• **Work required**
Your task is to retype the lines between the line with "Emit a Python" and the line with "plt.rcParams['axes.unicode_minus'] = False", inclusive. Copy no pictures and no other lines.

Stored items
--- Begin ---

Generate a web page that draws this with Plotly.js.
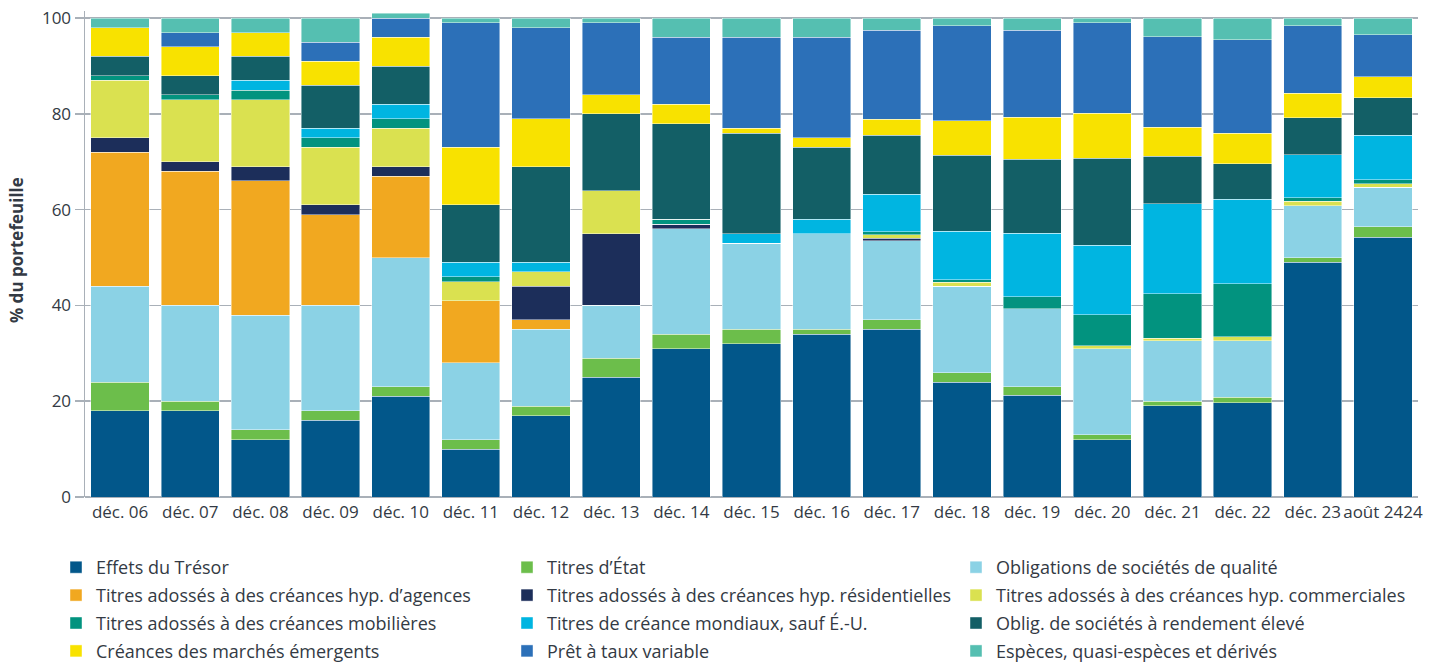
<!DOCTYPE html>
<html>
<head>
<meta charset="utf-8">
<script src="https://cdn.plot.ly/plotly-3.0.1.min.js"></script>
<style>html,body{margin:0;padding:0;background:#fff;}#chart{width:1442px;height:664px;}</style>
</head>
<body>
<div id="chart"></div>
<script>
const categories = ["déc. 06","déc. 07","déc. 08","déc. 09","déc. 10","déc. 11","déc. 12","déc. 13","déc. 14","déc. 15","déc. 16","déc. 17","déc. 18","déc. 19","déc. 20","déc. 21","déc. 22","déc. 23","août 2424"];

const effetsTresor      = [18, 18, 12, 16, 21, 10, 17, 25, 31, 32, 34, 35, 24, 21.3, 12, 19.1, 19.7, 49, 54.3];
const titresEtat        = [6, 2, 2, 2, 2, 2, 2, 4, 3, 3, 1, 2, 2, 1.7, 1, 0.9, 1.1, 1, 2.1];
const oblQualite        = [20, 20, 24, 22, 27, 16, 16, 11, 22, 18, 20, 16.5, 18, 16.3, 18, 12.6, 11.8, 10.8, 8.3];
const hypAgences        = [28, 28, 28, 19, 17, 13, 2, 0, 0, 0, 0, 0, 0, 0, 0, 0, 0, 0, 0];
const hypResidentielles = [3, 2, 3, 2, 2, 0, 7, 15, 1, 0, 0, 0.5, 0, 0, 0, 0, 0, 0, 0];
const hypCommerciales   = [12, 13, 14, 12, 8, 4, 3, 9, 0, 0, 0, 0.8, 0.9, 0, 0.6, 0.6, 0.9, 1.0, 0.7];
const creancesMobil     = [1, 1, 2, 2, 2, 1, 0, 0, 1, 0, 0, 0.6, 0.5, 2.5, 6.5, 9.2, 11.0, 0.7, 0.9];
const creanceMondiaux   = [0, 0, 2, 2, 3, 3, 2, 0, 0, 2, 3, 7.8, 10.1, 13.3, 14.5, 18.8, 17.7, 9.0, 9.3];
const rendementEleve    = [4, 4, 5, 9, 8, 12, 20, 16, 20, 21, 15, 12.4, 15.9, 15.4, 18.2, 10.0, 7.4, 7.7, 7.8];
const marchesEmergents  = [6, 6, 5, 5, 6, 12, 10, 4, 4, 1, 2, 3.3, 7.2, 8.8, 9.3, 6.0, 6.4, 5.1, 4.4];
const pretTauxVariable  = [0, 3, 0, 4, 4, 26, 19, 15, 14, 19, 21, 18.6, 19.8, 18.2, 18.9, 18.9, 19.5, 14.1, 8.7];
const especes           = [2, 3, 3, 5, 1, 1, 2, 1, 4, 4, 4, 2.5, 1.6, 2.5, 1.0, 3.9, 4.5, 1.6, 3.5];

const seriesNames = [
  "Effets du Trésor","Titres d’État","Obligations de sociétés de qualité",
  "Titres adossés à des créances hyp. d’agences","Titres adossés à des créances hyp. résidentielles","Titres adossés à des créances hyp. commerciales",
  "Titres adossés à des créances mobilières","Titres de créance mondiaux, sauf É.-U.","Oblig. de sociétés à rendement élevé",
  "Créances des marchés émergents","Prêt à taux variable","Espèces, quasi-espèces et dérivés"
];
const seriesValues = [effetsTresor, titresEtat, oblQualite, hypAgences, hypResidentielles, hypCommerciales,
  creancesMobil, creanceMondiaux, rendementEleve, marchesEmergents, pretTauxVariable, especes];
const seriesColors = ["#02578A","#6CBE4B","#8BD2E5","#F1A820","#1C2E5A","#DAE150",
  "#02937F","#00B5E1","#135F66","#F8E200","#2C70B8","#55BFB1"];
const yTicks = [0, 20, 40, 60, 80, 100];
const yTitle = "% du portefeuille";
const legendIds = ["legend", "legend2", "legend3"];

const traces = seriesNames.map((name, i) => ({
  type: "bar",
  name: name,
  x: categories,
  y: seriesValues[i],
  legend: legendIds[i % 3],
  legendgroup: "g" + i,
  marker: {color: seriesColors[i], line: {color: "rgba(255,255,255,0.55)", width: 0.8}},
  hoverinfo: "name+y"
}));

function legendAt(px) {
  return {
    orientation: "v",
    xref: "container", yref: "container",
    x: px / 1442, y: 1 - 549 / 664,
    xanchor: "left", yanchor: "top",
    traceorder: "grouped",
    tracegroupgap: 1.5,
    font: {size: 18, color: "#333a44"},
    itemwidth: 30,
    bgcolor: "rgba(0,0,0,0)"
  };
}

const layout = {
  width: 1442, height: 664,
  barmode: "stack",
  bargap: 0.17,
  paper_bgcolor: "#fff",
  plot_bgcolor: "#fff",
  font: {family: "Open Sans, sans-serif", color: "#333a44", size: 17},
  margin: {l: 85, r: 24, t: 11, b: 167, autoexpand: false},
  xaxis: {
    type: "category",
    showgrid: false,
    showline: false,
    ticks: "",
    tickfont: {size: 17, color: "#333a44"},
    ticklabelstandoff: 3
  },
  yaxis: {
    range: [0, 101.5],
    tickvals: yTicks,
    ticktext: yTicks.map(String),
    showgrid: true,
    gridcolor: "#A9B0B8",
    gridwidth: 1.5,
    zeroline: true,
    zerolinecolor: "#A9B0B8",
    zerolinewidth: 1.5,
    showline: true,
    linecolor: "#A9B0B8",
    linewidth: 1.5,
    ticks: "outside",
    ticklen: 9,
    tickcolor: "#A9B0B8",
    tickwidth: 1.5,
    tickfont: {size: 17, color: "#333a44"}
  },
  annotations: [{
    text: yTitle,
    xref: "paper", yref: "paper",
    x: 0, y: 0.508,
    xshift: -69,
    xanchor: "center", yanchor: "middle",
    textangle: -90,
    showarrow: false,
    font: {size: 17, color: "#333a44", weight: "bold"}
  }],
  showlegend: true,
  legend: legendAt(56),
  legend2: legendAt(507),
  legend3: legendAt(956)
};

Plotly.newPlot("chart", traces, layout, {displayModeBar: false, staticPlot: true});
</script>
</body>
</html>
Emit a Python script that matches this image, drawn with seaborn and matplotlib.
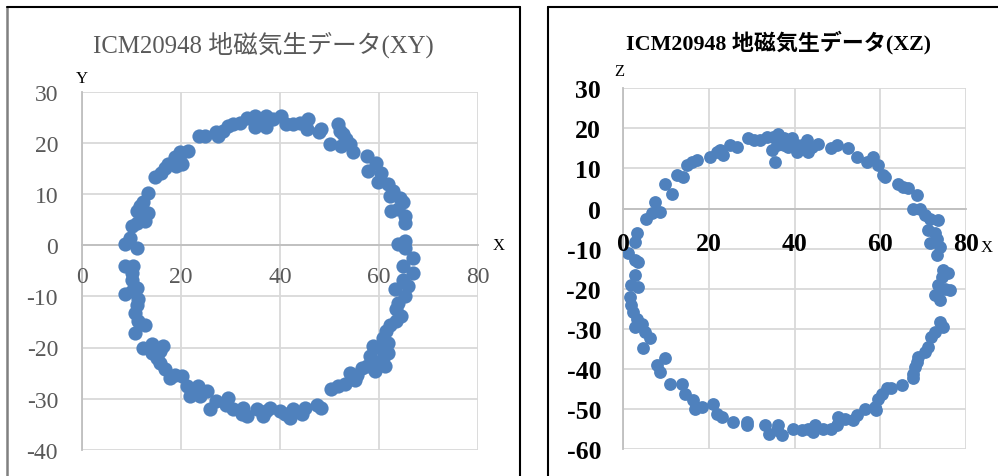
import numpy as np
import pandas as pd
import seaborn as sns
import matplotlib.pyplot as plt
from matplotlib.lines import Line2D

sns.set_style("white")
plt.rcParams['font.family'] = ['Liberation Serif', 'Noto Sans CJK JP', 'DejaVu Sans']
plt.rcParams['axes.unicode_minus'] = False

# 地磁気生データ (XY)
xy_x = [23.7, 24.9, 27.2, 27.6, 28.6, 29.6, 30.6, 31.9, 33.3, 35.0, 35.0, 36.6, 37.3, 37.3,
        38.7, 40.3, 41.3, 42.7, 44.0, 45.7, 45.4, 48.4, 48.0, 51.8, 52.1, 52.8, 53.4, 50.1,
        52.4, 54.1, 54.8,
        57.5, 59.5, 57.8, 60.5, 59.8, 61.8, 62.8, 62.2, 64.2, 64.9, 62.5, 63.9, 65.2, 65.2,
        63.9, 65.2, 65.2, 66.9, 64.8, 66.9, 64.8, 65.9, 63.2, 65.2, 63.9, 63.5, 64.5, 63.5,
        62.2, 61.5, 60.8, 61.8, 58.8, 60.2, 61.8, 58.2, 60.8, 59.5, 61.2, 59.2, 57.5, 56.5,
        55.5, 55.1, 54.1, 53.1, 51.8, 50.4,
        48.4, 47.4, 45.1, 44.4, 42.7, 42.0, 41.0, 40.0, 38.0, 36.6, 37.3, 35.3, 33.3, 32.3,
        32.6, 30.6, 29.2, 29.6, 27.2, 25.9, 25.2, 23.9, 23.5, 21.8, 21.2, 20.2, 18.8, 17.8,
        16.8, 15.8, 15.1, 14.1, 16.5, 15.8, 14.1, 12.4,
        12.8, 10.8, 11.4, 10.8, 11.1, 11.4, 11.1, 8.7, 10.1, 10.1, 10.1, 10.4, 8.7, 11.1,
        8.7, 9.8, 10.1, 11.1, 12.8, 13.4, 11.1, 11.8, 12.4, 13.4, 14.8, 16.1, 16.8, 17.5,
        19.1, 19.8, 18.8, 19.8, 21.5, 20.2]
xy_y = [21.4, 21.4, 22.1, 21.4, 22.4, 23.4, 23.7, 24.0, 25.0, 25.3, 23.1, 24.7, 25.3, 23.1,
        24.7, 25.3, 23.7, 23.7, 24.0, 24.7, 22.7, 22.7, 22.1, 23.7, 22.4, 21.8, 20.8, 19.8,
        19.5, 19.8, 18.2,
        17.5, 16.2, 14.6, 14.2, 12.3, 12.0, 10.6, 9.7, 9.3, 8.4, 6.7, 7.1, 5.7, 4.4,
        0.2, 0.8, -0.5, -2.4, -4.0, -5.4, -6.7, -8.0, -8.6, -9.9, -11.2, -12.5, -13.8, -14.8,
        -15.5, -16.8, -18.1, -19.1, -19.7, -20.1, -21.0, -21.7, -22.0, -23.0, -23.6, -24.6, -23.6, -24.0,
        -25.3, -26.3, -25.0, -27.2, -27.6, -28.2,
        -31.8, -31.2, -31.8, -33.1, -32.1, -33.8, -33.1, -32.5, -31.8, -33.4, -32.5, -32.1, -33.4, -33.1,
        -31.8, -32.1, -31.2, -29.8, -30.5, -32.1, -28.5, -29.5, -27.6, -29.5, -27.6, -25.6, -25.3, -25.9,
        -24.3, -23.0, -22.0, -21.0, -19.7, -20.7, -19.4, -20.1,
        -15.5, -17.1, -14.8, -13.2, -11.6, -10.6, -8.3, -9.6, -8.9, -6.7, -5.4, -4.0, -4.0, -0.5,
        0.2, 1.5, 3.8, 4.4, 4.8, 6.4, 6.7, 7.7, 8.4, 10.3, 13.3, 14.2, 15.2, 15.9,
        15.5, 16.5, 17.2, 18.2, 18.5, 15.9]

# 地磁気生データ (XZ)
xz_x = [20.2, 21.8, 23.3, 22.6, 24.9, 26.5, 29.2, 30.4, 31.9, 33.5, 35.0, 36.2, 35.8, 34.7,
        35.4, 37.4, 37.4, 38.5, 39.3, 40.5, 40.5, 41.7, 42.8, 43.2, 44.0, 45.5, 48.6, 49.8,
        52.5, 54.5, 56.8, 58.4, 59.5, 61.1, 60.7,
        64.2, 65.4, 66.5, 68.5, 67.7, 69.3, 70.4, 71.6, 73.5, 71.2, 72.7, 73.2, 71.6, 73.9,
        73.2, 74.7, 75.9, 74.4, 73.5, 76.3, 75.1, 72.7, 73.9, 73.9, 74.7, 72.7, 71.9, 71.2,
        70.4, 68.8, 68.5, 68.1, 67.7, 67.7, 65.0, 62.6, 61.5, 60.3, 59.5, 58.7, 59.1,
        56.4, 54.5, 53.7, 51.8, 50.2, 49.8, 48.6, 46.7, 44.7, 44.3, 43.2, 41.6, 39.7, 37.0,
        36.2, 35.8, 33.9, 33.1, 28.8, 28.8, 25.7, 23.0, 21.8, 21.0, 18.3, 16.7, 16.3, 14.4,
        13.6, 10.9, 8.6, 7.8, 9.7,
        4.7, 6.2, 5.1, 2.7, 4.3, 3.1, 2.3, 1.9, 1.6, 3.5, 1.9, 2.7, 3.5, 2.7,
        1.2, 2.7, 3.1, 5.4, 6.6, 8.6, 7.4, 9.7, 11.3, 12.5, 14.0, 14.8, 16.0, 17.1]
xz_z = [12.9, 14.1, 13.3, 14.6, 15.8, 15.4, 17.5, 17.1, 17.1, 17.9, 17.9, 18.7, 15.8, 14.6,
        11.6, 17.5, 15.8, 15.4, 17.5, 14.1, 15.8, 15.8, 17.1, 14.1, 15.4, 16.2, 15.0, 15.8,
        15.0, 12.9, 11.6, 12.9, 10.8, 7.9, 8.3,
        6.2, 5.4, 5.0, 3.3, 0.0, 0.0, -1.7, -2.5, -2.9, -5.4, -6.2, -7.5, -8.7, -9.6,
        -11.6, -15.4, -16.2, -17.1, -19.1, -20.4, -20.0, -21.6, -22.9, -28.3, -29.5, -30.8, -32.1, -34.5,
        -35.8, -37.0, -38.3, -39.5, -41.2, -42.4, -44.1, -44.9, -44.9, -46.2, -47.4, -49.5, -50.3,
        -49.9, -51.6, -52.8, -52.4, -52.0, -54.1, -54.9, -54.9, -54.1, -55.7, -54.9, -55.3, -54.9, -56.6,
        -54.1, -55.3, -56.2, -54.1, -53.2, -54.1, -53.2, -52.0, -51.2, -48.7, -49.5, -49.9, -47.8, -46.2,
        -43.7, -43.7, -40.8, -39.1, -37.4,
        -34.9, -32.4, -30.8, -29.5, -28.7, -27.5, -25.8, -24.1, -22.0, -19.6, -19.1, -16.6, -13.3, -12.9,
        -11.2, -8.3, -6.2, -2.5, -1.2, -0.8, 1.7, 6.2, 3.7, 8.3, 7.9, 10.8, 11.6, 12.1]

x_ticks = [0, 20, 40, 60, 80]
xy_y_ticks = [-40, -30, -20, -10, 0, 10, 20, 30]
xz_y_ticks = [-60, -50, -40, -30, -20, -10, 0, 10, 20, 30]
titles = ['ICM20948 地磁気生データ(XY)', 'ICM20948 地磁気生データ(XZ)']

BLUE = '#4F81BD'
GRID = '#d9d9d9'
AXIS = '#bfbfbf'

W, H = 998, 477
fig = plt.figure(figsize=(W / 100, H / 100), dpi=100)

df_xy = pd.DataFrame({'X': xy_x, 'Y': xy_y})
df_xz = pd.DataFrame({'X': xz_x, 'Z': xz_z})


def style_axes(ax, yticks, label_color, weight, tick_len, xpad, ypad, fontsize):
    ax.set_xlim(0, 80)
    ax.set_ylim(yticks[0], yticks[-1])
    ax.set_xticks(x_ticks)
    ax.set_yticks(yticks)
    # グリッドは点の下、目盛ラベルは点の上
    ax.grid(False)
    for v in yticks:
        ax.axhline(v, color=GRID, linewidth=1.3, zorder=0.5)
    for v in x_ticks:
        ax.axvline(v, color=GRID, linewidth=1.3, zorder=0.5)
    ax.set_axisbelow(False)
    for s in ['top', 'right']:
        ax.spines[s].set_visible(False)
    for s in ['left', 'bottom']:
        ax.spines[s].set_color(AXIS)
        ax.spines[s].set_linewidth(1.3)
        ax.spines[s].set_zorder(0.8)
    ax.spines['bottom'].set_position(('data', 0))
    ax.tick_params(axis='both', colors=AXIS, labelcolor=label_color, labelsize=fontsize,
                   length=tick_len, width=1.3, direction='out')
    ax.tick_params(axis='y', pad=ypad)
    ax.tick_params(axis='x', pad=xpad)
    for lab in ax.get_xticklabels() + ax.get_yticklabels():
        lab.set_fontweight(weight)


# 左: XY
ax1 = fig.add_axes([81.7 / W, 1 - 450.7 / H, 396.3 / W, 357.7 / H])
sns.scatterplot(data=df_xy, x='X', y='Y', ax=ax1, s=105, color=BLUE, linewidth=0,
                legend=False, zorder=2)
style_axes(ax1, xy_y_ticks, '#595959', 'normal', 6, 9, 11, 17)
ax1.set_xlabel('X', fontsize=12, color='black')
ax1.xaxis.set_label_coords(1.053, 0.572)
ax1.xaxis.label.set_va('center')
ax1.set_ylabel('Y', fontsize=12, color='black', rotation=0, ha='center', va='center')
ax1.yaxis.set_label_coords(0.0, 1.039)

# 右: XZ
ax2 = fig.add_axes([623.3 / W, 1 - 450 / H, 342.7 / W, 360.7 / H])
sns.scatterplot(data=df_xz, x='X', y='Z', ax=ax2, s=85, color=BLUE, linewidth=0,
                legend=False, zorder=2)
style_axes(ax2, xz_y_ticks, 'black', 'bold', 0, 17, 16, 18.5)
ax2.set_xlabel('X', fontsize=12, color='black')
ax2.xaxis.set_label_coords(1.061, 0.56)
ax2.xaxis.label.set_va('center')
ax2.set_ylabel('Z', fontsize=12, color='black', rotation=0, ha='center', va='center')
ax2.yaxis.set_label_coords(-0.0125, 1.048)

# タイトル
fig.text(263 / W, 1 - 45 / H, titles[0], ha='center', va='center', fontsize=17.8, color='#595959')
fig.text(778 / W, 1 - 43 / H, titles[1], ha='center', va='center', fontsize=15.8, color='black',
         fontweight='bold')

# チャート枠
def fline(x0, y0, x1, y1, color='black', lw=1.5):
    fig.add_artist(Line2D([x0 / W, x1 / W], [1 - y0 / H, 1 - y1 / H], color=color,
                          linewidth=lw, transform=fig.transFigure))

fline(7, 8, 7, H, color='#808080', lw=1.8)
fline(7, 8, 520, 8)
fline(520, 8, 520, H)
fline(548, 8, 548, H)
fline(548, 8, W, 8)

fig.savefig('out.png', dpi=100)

--- End ---

• **Exercise output**
Emit a Python script that matches this image, drawn with seaborn and matplotlib.
import numpy as np
import pandas as pd
import seaborn as sns
import matplotlib.pyplot as plt
from matplotlib.lines import Line2D

sns.set_style("white")
plt.rcParams['font.family'] = ['Liberation Serif', 'Noto Sans CJK JP', 'DejaVu Sans']
plt.rcParams['axes.unicode_minus'] = False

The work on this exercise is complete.